Starting with the first line of the listing, quote each line exactly until and including the one with "plt.rcParams['font.family'] = ['Liberation", leaving pictures out.
===== Data lines =====
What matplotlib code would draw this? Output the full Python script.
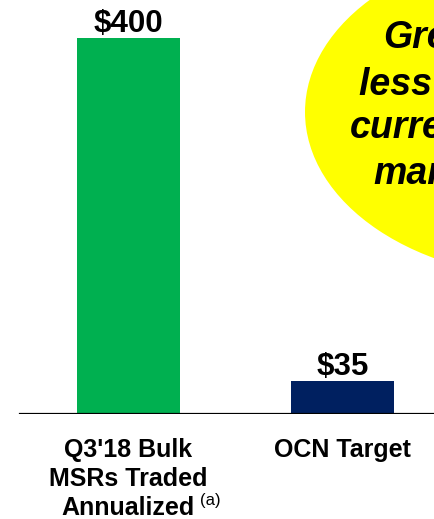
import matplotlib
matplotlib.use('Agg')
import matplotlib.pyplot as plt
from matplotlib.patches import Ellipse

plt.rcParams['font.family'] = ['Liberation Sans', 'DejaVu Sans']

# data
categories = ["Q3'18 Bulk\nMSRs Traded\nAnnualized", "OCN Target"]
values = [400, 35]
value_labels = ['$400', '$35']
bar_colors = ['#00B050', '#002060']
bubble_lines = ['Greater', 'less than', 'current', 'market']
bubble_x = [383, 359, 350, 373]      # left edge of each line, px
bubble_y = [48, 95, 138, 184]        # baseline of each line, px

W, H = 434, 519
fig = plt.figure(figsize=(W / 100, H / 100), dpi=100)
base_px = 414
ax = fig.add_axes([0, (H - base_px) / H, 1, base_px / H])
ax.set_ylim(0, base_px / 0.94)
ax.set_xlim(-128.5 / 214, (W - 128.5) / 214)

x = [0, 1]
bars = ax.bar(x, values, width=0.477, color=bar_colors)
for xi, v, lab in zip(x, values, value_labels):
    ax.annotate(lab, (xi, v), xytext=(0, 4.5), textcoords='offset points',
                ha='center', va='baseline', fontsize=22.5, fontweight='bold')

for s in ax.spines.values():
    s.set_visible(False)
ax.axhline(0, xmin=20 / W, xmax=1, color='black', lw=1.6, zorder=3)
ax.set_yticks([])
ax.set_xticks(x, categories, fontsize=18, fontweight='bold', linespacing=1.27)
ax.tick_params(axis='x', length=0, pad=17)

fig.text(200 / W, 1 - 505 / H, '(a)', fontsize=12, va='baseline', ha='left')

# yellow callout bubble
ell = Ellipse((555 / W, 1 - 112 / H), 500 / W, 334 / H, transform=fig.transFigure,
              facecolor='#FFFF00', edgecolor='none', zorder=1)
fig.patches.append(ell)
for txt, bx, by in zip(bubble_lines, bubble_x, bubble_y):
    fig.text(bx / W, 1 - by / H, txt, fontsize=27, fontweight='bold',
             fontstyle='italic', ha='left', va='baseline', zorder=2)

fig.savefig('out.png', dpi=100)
=====
→ **Written response**:
What matplotlib code would draw this? Output the full Python script.
import matplotlib
matplotlib.use('Agg')
import matplotlib.pyplot as plt
from matplotlib.patches import Ellipse

plt.rcParams['font.family'] = ['Liberation Sans', 'DejaVu Sans']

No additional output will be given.